I don't suppose Harold Green left behind a box of 1" #1 screws to his friends ? 

 

Incidentally my solution was, following from Theo's suggestion, to buy some 1" #2 screws and work on reducing their size using files and wet-and-dry paper. 

 

 

 

Posted (edited)
23 hours ago, LesJessop said:

When I contacted the Vintage Screw Company they said that in response to demand they'd looked for a manufacturer and been quoted a price of $1,500 for 5,000 screws. If anybody wants to look into acquiring a large number of screws then maybe the V.S.C. might put you in touch with the makers ?

 

I assume that in Louis Lachenal's day there would be small specialist workshops in Soho who would turn out screws of any size to order, made using a treadle-operated lathe. 

 

I don't suppose Harold Green left behind a box of 1" #1 screws to his friends ? 

 

Incidentally my solution was, following from Theo's suggestion, to buy some 1" #2 screws and work on reducing their size using files and wet-and-dry paper. 

 

 

 

 

That is a fair price assuming variants on these screws would not be needed. If someone bit the bullet and ordered that ... assuming they very carefully studied the old screws across a number of instruments and worked out if there were any variation problems, then they could sell them on to whoever needs them, adding on a margin for their time and the problem would be solved for everyone perhaps for ever. I don't have a spare £1500 to do this though.

 

I mean one could always order less, perhaps only 2000 or even 1000 screws would actually be all that anyone would ever need.

 

The small lathe option sounds a bit more up my street if I could work out a way of making them quickly enough on a small scale, I think a different approach might be needed from making bolt threads though. As people have said thread rolling machines are the industrial way of doing this but those are really big machines I think.

 

Edited by Jake Middleton-Metcalfe
Posted
3 hours ago, Jake Middleton-Metcalfe said:

As people have said thread rolling machines are the industrial way of doing this but those are really big machines I think.

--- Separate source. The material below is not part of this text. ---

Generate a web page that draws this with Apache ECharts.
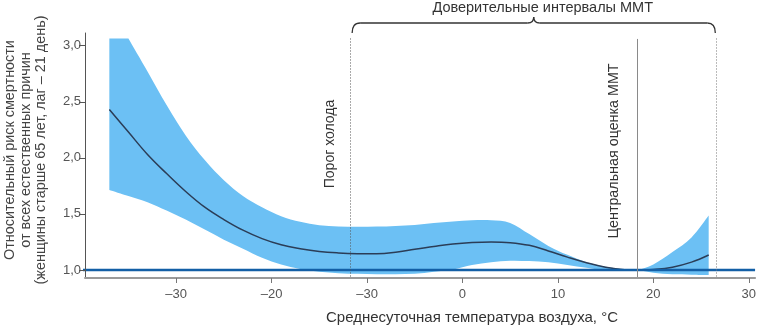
<!DOCTYPE html>
<html>
<head>
<meta charset="utf-8">
<title></title>
<script src="https://cdn.jsdelivr.net/npm/echarts@6.0.0/dist/echarts.min.js"></script>
<style>
  html, body { margin: 0; padding: 0; background: #fff; }
  #chart { width: 759px; height: 327px; }
</style>
</head>
<body>
<div id="chart"></div>
<script>
// температура (ось X, реальные значения)
var temps = [-37, -35, -33, -31, -29, -27, -25, -23, -21, -19, -17, -15, -13, -11, -9, -7, -5, -3, -1, 1, 3, 5, 7, 9, 11, 13, 15, 17, 18.3, 20, 22, 24, 25.8];
// центральная оценка ОР
var rrMid = [2.43, 2.23, 2.03, 1.86, 1.70, 1.56, 1.45, 1.355, 1.28, 1.225, 1.19, 1.165, 1.152, 1.146, 1.145, 1.158, 1.185, 1.21, 1.232, 1.245, 1.25, 1.244, 1.22, 1.17, 1.115, 1.065, 1.025, 1.003, 1.0, 1.005, 1.025, 1.07, 1.134];
// верхняя граница ДИ (обрезана сверху)
var rrHigh = [3.064, 3.064, 2.77, 2.47, 2.20, 1.98, 1.80, 1.66, 1.56, 1.48, 1.43, 1.40, 1.388, 1.385, 1.387, 1.393, 1.402, 1.418, 1.432, 1.443, 1.443, 1.42, 1.32, 1.215, 1.135, 1.07, 1.03, 1.006, 1.0, 1.05, 1.16, 1.29, 1.485];
// нижняя граница ДИ
var rrLow = [1.714, 1.66, 1.605, 1.53, 1.45, 1.36, 1.27, 1.19, 1.11, 1.05, 1.01, 0.985, 0.972, 0.966, 0.962, 0.962, 0.966, 0.985, 1.005, 1.045, 1.07, 1.083, 1.08, 1.07, 1.045, 1.02, 0.998, 0.997, 1.0, 0.975, 0.962, 0.958, 0.955];

var xTicks = [-30, -20, -10, 0, 10, 20, 30];
var xTickLabels = ['–30', '–20', '–30', '0', '10', '20', '30'];
var yTicks = [1, 1.5, 2, 2.5, 3];

var coldThreshold = -11.77;   // порог холода
var mmtCentral = 18.33;       // центральная оценка ММТ
var mmtUpper = 26.6;          // правая граница ДИ ММТ

var fontFam = '"Liberation Sans", Arial, sans-serif';
var bandColor = '#6cc0f4';
var yMin = 0.9287, yMax = 3.113;

var myChart = echarts.init(document.getElementById('chart'));

function pairs(vals) {
  return temps.map(function (t, i) { return [t, vals[i]]; });
}

// сглаживание Катмулла-Рома только для отрисовки контура полосы
function smoothTo(pts) {
  var d = '';
  for (var i = 0; i < pts.length - 1; i++) {
    var p0 = pts[i - 1] || pts[i], p1 = pts[i], p2 = pts[i + 1], p3 = pts[i + 2] || pts[i + 1];
    var c1x = p1[0] + (p2[0] - p0[0]) / 6, c1y = p1[1] + (p2[1] - p0[1]) / 6;
    var c2x = p2[0] - (p3[0] - p1[0]) / 6, c2y = p2[1] - (p3[1] - p1[1]) / 6;
    d += ' C' + c1x + ',' + c1y + ' ' + c2x + ',' + c2y + ' ' + p2[0] + ',' + p2[1];
  }
  return d;
}

myChart.setOption({
  animation: false,
  textStyle: { fontFamily: fontFam },
  grid: { left: 85, right: 0, top: 33, bottom: 49 },
  xAxis: {
    type: 'value',
    min: -39.55,
    max: 30.66,
    z: 6,
    axisLine: { show: true, onZero: false, lineStyle: { color: '#9a9a9a', width: 2 } },
    axisTick: { show: true, customValues: xTicks, length: 5, lineStyle: { color: '#777' } },
    axisLabel: {
      customValues: xTicks,
      color: '#555',
      fontSize: 13,
      margin: 10,
      formatter: function (v) {
        var i = xTicks.indexOf(v);
        return i >= 0 ? xTickLabels[i] : '';
      }
    },
    splitLine: { show: false }
  },
  yAxis: {
    type: 'value',
    min: yMin,
    max: yMax,
    z: 6,
    axisLine: { show: true, onZero: false, lineStyle: { color: '#555', width: 1 } },
    axisTick: { show: true, customValues: yTicks, length: 6, lineStyle: { color: '#555' } },
    axisLabel: {
      customValues: yTicks,
      color: '#555',
      fontSize: 13,
      margin: 4,
      formatter: function (v) { return v.toFixed(1).replace('.', ','); }
    },
    splitLine: { show: false }
  },
  series: [
    {
      // доверительная полоса
      type: 'custom',
      z: 1,
      data: [[temps[0], rrHigh[0]]],
      renderItem: function (params, api) {
        var up = [], lo = [];
        for (var i = 0; i < temps.length; i++) {
          up.push(api.coord([temps[i], rrHigh[i]]));
          lo.push(api.coord([temps[i], rrLow[i]]));
        }
        lo.reverse();
        var d = 'M' + lo[lo.length - 1][0] + ',' + lo[lo.length - 1][1] +
          ' L' + up[0][0] + ',' + up[0][1] + ' L' + up[1][0] + ',' + up[1][1] +
          smoothTo(up.slice(1)) +
          ' L' + lo[0][0] + ',' + lo[0][1] +
          smoothTo(lo) + ' Z';
        return { type: 'path', shape: { pathData: d }, style: { fill: bandColor, stroke: null } };
      }
    },
    {
      type: 'line',
      z: 3,
      data: pairs(rrMid),
      smooth: 0.4,
      showSymbol: false,
      lineStyle: { color: '#2b3d57', width: 1.5 },
      markLine: {
        symbol: 'none',
        silent: true,
        label: { show: false },
        data: [
          [{ coord: [coldThreshold, 3.064], lineStyle: { type: [1, 2], color: '#555', width: 1 } }, { coord: [coldThreshold, yMin] }],
          [{ coord: [mmtCentral, 3.06], lineStyle: { type: 'solid', color: '#8a8a8a', width: 1 } }, { coord: [mmtCentral, yMin] }],
          [{ coord: [mmtUpper, 3.064], lineStyle: { type: [1, 2], color: '#777', width: 1 } }, { coord: [mmtUpper, yMin] }]
        ]
      }
    },
    {
      // линия ОР = 1
      type: 'line',
      z: 4,
      clip: false,
      data: [[-40.1, 1], [30.66, 1]],
      showSymbol: false,
      lineStyle: { color: '#135fa6', width: 2.5 }
    }
  ]
});

// подписи и фигурная скобка
var pL = myChart.convertToPixel({ gridIndex: 0 }, [coldThreshold, 3.0]);
var pC = myChart.convertToPixel({ gridIndex: 0 }, [mmtCentral, 3.0]);
var pR = myChart.convertToPixel({ gridIndex: 0 }, [mmtUpper, 3.0]);
var x1 = pL[0] + 2, x2 = pR[0] - 1, xm = (x1 + x2) / 2;
var yb = 23, ye = 33, yt = 17;
var braceStyle = { stroke: '#333', lineWidth: 1.3, fill: null };

function curve(ax, ay, cx, cy, bx, by) {
  return { type: 'bezierCurve', shape: { x1: ax, y1: ay, cpx1: cx, cpy1: cy, x2: bx, y2: by }, style: braceStyle };
}
function seg(ax, ay, bx, by) {
  return { type: 'line', shape: { x1: ax, y1: ay, x2: bx, y2: by }, style: braceStyle };
}

myChart.setOption({
  graphic: [
    curve(x1, ye, x1, yb, x1 + 8, yb),
    seg(x1 + 8, yb, xm - 6, yb),
    curve(xm - 6, yb, xm, yb, xm, yt),
    curve(xm, yt, xm, yb, xm + 6, yb),
    seg(xm + 6, yb, x2 - 8, yb),
    curve(x2 - 8, yb, x2, yb, x2, ye),
    { type: 'text', x: xm + 9, y: 8, style: { text: 'Доверительные интервалы ММТ', font: '14.5px ' + fontFam, fill: '#333', align: 'center', verticalAlign: 'middle' } },
    { type: 'text', x: pL[0] - 20, y: 144, rotation: Math.PI / 2, style: { text: 'Порог холода', font: '14px ' + fontFam, fill: '#333', align: 'center', verticalAlign: 'middle' } },
    { type: 'text', x: pC[0] - 23, y: 151, rotation: Math.PI / 2, style: { text: 'Центральная оценка ММТ', font: '14.3px ' + fontFam, fill: '#333', align: 'center', verticalAlign: 'middle' } },
    { type: 'text', x: 26, y: 150, rotation: Math.PI / 2, style: {
      text: 'Относительный риск смертности\nот всех естественных причин\n(женщины старше 65 лет, лаг – 21 день)',
      font: '14.4px ' + fontFam, lineHeight: 15.5, fill: '#444', align: 'center', verticalAlign: 'middle' } },
    { type: 'text', x: 472, y: 318, style: { text: 'Среднесуточная температура воздуха, °C', font: '15px ' + fontFam, fill: '#333', align: 'center', verticalAlign: 'middle' } }
  ]
});
</script>
</body>
</html>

 Yes they can be very big, and even if a company had one they would need to have a set of thread rolling dies produced, plus the blanks of course.

 

Unless you are absolutely committed to maintaining originality for some reason I would have thought that retapping and using current standard threads or screw sizes would be the sensible way to go. Probably get 100 screws for £10.

 

Posted
12 hours ago, Clive Thorne said:

 Yes they can be very big, and even if a company had one they would need to have a set of thread rolling dies produced, plus the blanks of course.

 

Unless you are absolutely committed to maintaining originality for some reason I would have thought that retapping and using current standard threads or screw sizes would be the sensible way to go. Probably get 100 screws for £10.

 

 

This is what we are left with really. M2 25mm cs bolt and threaded insert in the pad board it is for me I suppose.

Posted
On 7/26/2025 at 9:57 PM, LesJessop said:

I assume that in Louis Lachenal's day there would be small specialist workshops in Soho who would turn out screws of any size to order, made using a treadle-operated lathe. 

 

There was at least one, that of a Swiss immigrant who set up as a "small screw and piano rivet manufacturer", and his name was Louis Lachenal - it's how he got into the concertina manufacturing business in the first place!

 

And "family lore" (I interviwed Bill La Chenal, a great-grandson of Louis Lachenal, and his mother Dorothy (“Dee”), when I visited them on 15th March 2000) has it that [Joseph Henry] Nettlefold, the Nettlefold in Guest, Keen & Nettlefolds, was his apprentice.